Sophie Charlotte Belnos (1795-1865) was one of the first European women living in India to take up painting as a profession. Not much is known about her early life beyond the fact that she was born in Calcutta and married a French miniature painter called Jean-Jacque Belnos. From a relatively young age, evidently, she was drawn to the world of Hindu rituals and religious ceremonies that she would have witnessed in Calcutta; and this remained an enduring theme throughout her artistic career. For printing the images of brahmins and puja rituals that she drew with painstaking attention to detail, she used the recently invented and fairly complex technique of lithography, which required the use of stone or metal surfaces; and her first book of paintings, titled Twenty-four Plates Illustrative of Hindoo and European Manners in Bengal, came out in 1832. This book comprised a series of incredibly vibrant, lively images depicting Hindus participating in a range of rituals (such as undergoing ablution by the Ganga, bringing mortally ill people to the river so that they could rest beside it, and so on), sketched with not just precision but also evident fascination and empathy. Her husband provided her technical assistance in bringing this project to fruition. Her magnum opus, The Sundhya, or, the Daily Prayers of the Brahmins, came out in 1852, by which time she had, remarkably, set up a lithographic press of her own in Calcutta.
However, we might well wonder why a well-connected colonial memsahib, living in the capital of the politically ascendant British Indian empire, found herself so powerfully drawn to the world of Hindu devotional practices. The answer to this surely lies, to some extent, in Belnos’ personal idiosyncrasies, but it is equally important to consider the vogue for studying Hinduism among the British Orientalists living in Calcutta. Ever since the illustrious William Jones, founder of the Asiatic Society and indefatigable Indophile, had declared that the philosophy of the Hindus was as rich and sublime as anything to be found in Europe, a vast number of Europeans had devoted themselves to the study of ancient Sanskrit texts. They were interested not only in learning about what the Hindus were like at the dawn of their civilization, but also in unraveling the ‘mystery’ of the religious traditions which flourished among contemporary Hindus. And in doing so, they actively sought the help of Hindu pandits. While some of their compatriots derided men like Charles Wilkins (the translator of the Bhagavad Gita into English) as “Sanskrit-mad”, others, like the East India Company officer Charles “Hindoo” Stuart, were irresistibly drawn to this newly ‘discovered’, apparently mystical religion. Stuart, for instance, not only started dressing up like the Hindus, but he also regularly offered prayers to the various Hindu deities, collected and worshipped their idols, and even visited the Ganga daily for ritual ablutions.
This, in short, was the socio-cultural milieu which Belnos inhabited.
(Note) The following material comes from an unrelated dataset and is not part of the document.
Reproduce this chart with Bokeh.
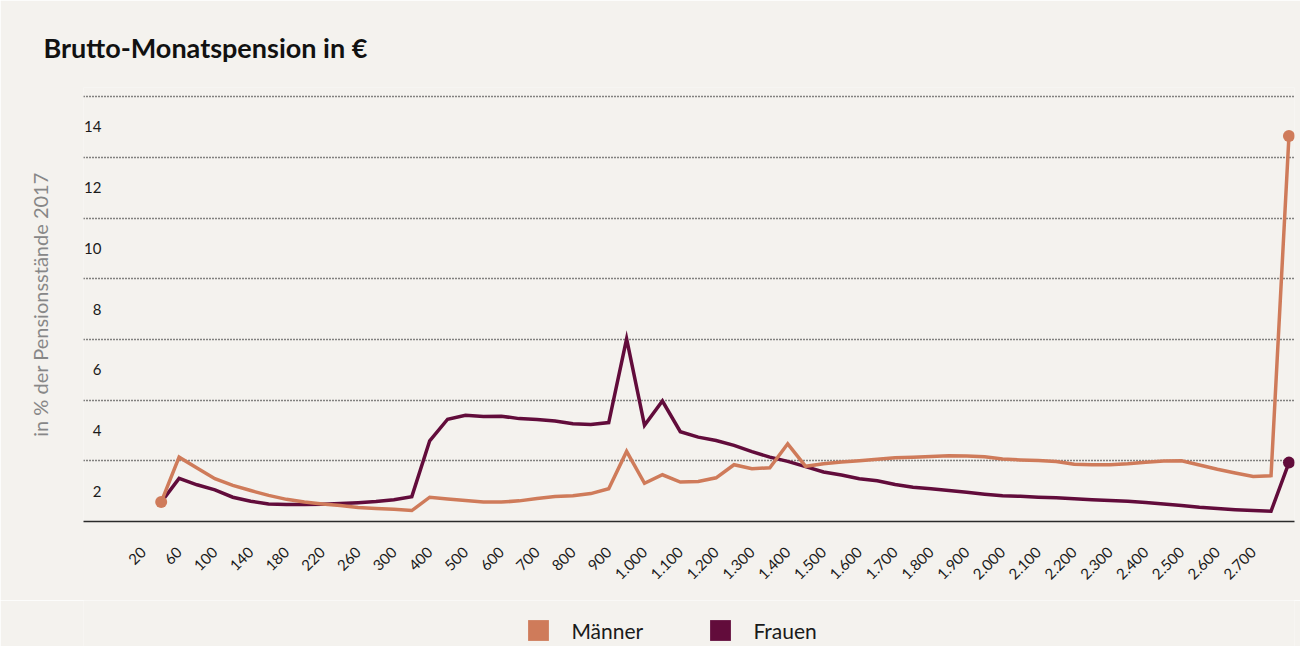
import math
from bokeh.plotting import figure
from bokeh.layouts import column
from bokeh.models import ColumnDataSource, FixedTicker, Legend, LegendItem
from bokeh.embed import file_html
from bokeh.resources import INLINE

# ---------------- data ----------------
categories = ["20", "40", "60", "80", "100", "120", "140", "160", "180", "200",
              "220", "240", "260", "280", "300", "350", "400", "450", "500", "550",
              "600", "650", "700", "750", "800", "850", "900", "950", "1.000", "1.050",
              "1.100", "1.150", "1.200", "1.250", "1.300", "1.350", "1.400", "1.450", "1.500", "1.550",
              "1.600", "1.650", "1.700", "1.750", "1.800", "1.850", "1.900", "1.950", "2.000", "2.050",
              "2.100", "2.150", "2.200", "2.250", "2.300", "2.350", "2.400", "2.450", "2.500", "2.550",
              "2.600", "2.650", "2.700", "2.750", "2.800"]

maenner = [None, 0.64, 2.12, 1.76, 1.41, 1.19, 1.02, 0.86, 0.73, 0.64,
           0.58, 0.53, 0.46, 0.43, 0.40, 0.36, 0.80, 0.74, 0.69, 0.64,
           0.64, 0.68, 0.76, 0.82, 0.85, 0.92, 1.08, 2.31, 1.26, 1.54,
           1.30, 1.32, 1.44, 1.87, 1.74, 1.77, 2.56, 1.82, 1.90, 1.96,
           2.00, 2.05, 2.10, 2.12, 2.14, 2.17, 2.16, 2.13, 2.06, 2.03,
           2.01, 1.98, 1.89, 1.87, 1.87, 1.90, 1.95, 1.99, 2.00, 1.86,
           1.72, 1.60, 1.48, 1.51, 12.70]

frauen = [None, 0.64, 1.42, 1.21, 1.04, 0.80, 0.67, 0.58, 0.56, 0.56,
          0.57, 0.59, 0.62, 0.66, 0.72, 0.82, 2.66, 3.37, 3.50, 3.46,
          3.47, 3.39, 3.36, 3.31, 3.22, 3.20, 3.26, 6.02, 3.17, 3.97,
          2.96, 2.78, 2.67, 2.51, 2.30, 2.12, 1.98, 1.81, 1.63, 1.53,
          1.41, 1.34, 1.22, 1.13, 1.08, 1.02, 0.96, 0.90, 0.85, 0.83,
          0.80, 0.78, 0.75, 0.72, 0.69, 0.67, 0.63, 0.58, 0.53, 0.47,
          0.43, 0.39, 0.36, 0.34, 1.94]

x_tick_labels = ["20", "60", "100", "140", "180", "220", "260", "300",
                 "400", "500", "600", "700", "800", "900", "1.000", "1.100",
                 "1.200", "1.300", "1.400", "1.500", "1.600", "1.700", "1.800", "1.900",
                 "2.000", "2.100", "2.200", "2.300", "2.400", "2.500", "2.600", "2.700"]

y_tick_labels = ["2", "4", "6", "8", "10", "12", "14"]

series_names = ["Männer", "Frauen"]
title_text = "Brutto-Monatspension in €"
y_axis_text = "in % der Pensionsstände 2017"

# ---------------- style ----------------
BG = "#f4f2ee"
ORANGE = "#cf7b5a"
PURPLE = "#620c3b"
INK = "#1a1a1a"
FONT = "Lato"

nan = float("nan")
xs = list(range(len(categories)))
src = ColumnDataSource(dict(
    x=xs,
    m=[nan if v is None else v for v in maenner],
    f=[nan if v is None else v for v in frauen],
))

p = figure(width=1300, height=600, output_backend="svg", toolbar_location=None,
           x_range=(-3.34, 64.31), y_range=(0, 14.3),
           min_border_left=83, min_border_right=6, min_border_top=87, min_border_bottom=79,
           background_fill_color=BG, border_fill_color=BG, outline_line_color=None)

# title
p.title.text = title_text
p.title.text_font = FONT
p.title.text_font_size = "27px"
p.title.text_font_style = "bold"
p.title.text_color = "#111111"
p.title.align = "left"
p.title.offset = -40
p.title.standoff = 47

# grids
p.xgrid.grid_line_color = None
grid_vals = [int(l) for l in y_tick_labels]
p.ygrid.ticker = FixedTicker(ticks=grid_vals)
p.ygrid.grid_line_color = "#111111"
p.ygrid.grid_line_dash = "1 2"
p.ygrid.grid_line_width = 1.6

# y axis: labels sit in the band below each grid line, inside the plot area
ytick_pos = [g - 1 for g in grid_vals]
p.yaxis.ticker = FixedTicker(ticks=ytick_pos)
p.yaxis.major_label_overrides = {pos: lab for pos, lab in zip(ytick_pos, y_tick_labels)}
p.yaxis.axis_line_color = None
p.yaxis.major_tick_line_color = None
p.yaxis.minor_tick_line_color = None
p.yaxis.major_label_standoff = -24
p.yaxis.major_label_text_font = FONT
p.yaxis.major_label_text_font_size = "15px"
p.yaxis.major_label_text_color = INK
p.yaxis.axis_label = y_axis_text
p.yaxis.axis_label_standoff = 29
p.yaxis.axis_label_text_font = FONT
p.yaxis.axis_label_text_font_size = "20px"
p.yaxis.axis_label_text_font_style = "normal"
p.yaxis.axis_label_text_color = "#878787"

# x axis
xtick_pos = [categories.index(l) for l in x_tick_labels]
p.xaxis.ticker = FixedTicker(ticks=xtick_pos)
p.xaxis.major_label_overrides = {pos: lab for pos, lab in zip(xtick_pos, x_tick_labels)}
p.xaxis.axis_line_color = "#2a2a2a"
p.xaxis.axis_line_width = 1.5
p.xaxis.major_tick_line_color = None
p.xaxis.minor_tick_line_color = None
p.xaxis.major_label_orientation = math.pi / 4
p.xaxis.major_label_standoff = 22
p.xaxis.major_label_text_font = FONT
p.xaxis.major_label_text_font_size = "15px"
p.xaxis.major_label_text_color = INK

# lines
p.line("x", "f", source=src, line_color=PURPLE, line_width=3.5, line_join="miter")
p.line("x", "m", source=src, line_color=ORANGE, line_width=3.5, line_join="miter")

# end dots
def valid_idx(vals):
    return [i for i, v in enumerate(vals) if v is not None]

fi = valid_idx(frauen)
mi = valid_idx(maenner)
p.scatter(x=[xs[fi[-1]]], y=[frauen[fi[-1]]], size=12, fill_color=PURPLE, line_color=None)
p.scatter(x=[xs[mi[0]], xs[mi[-1]]], y=[maenner[mi[0]], maenner[mi[-1]]],
          size=12, fill_color=ORANGE, line_color=None)

# legend strip (separate small figure underneath, square swatches)
lg = figure(width=1300, height=46, output_backend="svg", toolbar_location=None,
            x_axis_location=None, y_axis_location=None, x_range=(0, 1), y_range=(0, 1),
            min_border_left=83, min_border_right=6, min_border_top=0, min_border_bottom=0,
            background_fill_color=BG, border_fill_color=BG, outline_line_color=None)
lg.xgrid.grid_line_color = None
lg.ygrid.grid_line_color = None
swatch = dict(left=[nan], right=[nan], top=[nan], bottom=[nan])  # legend-only, nothing drawn
sw_m = lg.quad(source=ColumnDataSource(swatch), left="left", right="right", top="top",
               bottom="bottom", fill_color=ORANGE, line_color=None)
sw_f = lg.quad(source=ColumnDataSource(dict(swatch)), left="left", right="right", top="top",
               bottom="bottom", fill_color=PURPLE, line_color=None)
legend = Legend(items=[LegendItem(label=series_names[0], renderers=[sw_m]),
                       LegendItem(label=series_names[1], renderers=[sw_f])],
                orientation="horizontal", location=(442.4, 2.6),
                glyph_width=26, glyph_height=26, label_standoff=20,
                label_width=98, spacing=38,
                padding=0, margin=0, border_line_color=None, background_fill_alpha=0,
                label_text_font=FONT, label_text_font_size="21px", label_text_color=INK)
lg.add_layout(legend)

layout = column(p, lg, spacing=0)
open("out.html", "w").write(file_html(layout, INLINE))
While British attitudes towards Hinduism and India itself, in general, gradually hardened over the course of the nineteenth century, there were always some Britons who considered the Hindu scriptures to be invaluable and the pandits to be repositories of arcane sacred knowledge. It is, thus, not very surprising after all that a British woman living in the culturally hybrid entrepôt of early nineteenth-century Calcutta would wish to illustrate the rituals, prayers, and religious practices of the brahmins, especially for the benefit of those who were inclined to look at Hinduism as an immemorial, sublime religion.
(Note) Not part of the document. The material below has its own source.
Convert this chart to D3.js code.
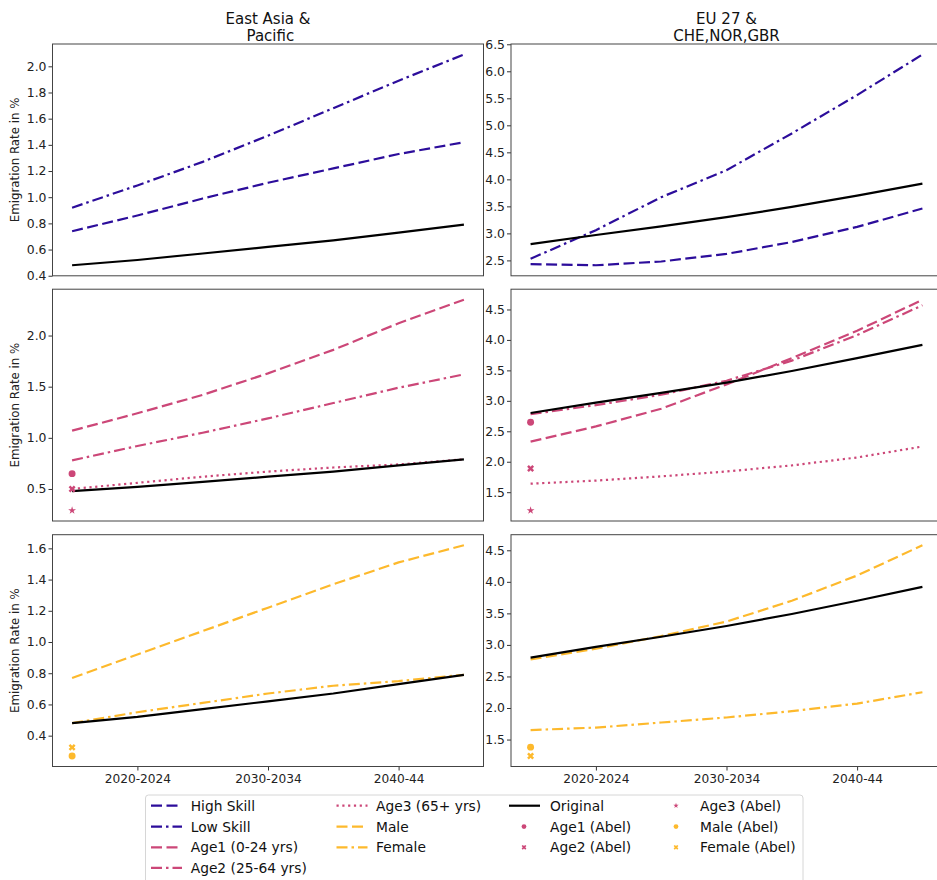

What, however, is surprising is the breathtaking detail in which she sketches not just the brahmins’ puja paraphernalia, but also their hand gestures, facial expressions, and overall posture at the time of performing their rites. Such a task, to be sure, involved considerable difficulties. We are told that the Calcutta brahmins firmly refused to “perform those rites in my presence, or impart to a female, and an impure European, any of the mysteries of their religion.” It was only when Belnos travelled to northern India, especially to the holy city of Benaras, that she found priests who were willing to let her sketch them while they performed their rituals. And Belnos made ample use of this opportunity. She observed and delineated them with such superb attentiveness that some of the plates of her 1852 Sundhya comprised images depicting specifically the fingers, eyes, and mouths of the priests while they chanted their mantras and performed pujas. This tendency to visually anatomize the brahmins’ body while they prayed might make us uncomfortable because of the nature of the colonial, ethnographic gaze directed at them; and Belnos, indeed, might be seen as a proto-ethnographer attempting to impart to her countrymen a knowledge of the ‘exotic’ Indian priests. But the sheer effort she put behind a project which was not directly linked to or financed by the East India Company, and her evident desire to learn about a religion whose priests often regarded her as an outcaste, indicate a deeper, profounder fascination with Hindu traditions, which we would be amiss to regard only as the result of an ethnographic impulse.